Credit Suisse said it made a net profit of 1.6 billion Swiss francs ($1.50 billion) in the three months to end-June, which compared with an average forecast of 1.4 billion francs given in a Reuters poll.
The bank’s net figure was up 29 % from the previous year but down 22 % from a better than expected 2 billion francs made in the first quarter of the year..
Credit Suisse, which has overtaken UBS as Switzerland’s largest bank by market value, has proved resilient in the subprime crisis but predicted conditions would remain tough.
“We expect the global economic environment to remain challenging and uneven business condition to persist,” Chief Executive Brady Dougan said in a statement.
“However, if markets continue to improve we expect to see further momentum across all our businesses,” he said.

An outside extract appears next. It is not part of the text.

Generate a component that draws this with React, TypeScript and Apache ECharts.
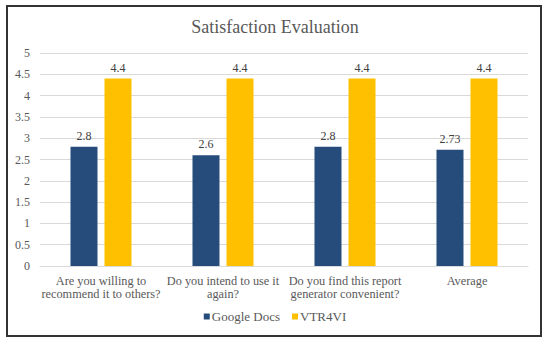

Credit Suisse shares were up 2.9% at 50.35 francs by 0712 GMT. The stock has risen over 72% this year, outperforming a 28% rise in the DJ Stoxx European Banking Index.
“Another solid quarter from the big Swiss bank. Particularly gratifying is the profit from investment banking and private banking, return to profit in asset management and net new money in private banking,” Wegelin analysts said in a note. “However renewed net outflows in asset management are a negative.”
The asset management business suffered bigger than expected outflows in the quarter even though the division’s income turned slightly positive.
Credit Suisse has shone in comparison with domestic rival UBS, which has warned of a second-quarter loss and has yet to recover from the subprime shock despite a state cash injection and a new chief executive.
The bank took a 1.1 billion Swiss franc fair value charge from improved spreads on its own debt, more than analysts had expected, and a one-off pre-tax hit of 0.5 billion francs for the settling of the Huntsman legal case in the United States.
Investment banking was a key earnings driver as the bank posted pre-tax income of 1.655 billion Swiss francs.
The world’s fifth biggest wealth manager attracted 8.5 billion francs of net new assets at the wealth management division. Analysts were forecasting 6.8 billion francs according to the Reuters poll. The bank was also able to improve gross margins.
But asset management reported net asset outflows of 4.1 billion francs against expectations for stable flows.
The bank, one of Europe’s best capitalised, said its Tier 1 capital adequacy ratio had further strengthened to 15.5% from an already robust 14.1% at the end of March.
Expectations had built for another strong quarter at Credit Suisse after a stunning first quarter and after US investment bank Goldman Sachs reported an exceptional second-quarter performance.
“When you look at the headline number it may not look so appealing in the light of the results of the like of Goldman Sachs,” said David Williams, an analyst with Fox-Pitt, Kelton.
“But if you do a bit of digging the numbers are good. They are making a strong performance, they have a fantastic capital base and they are gaining market share.”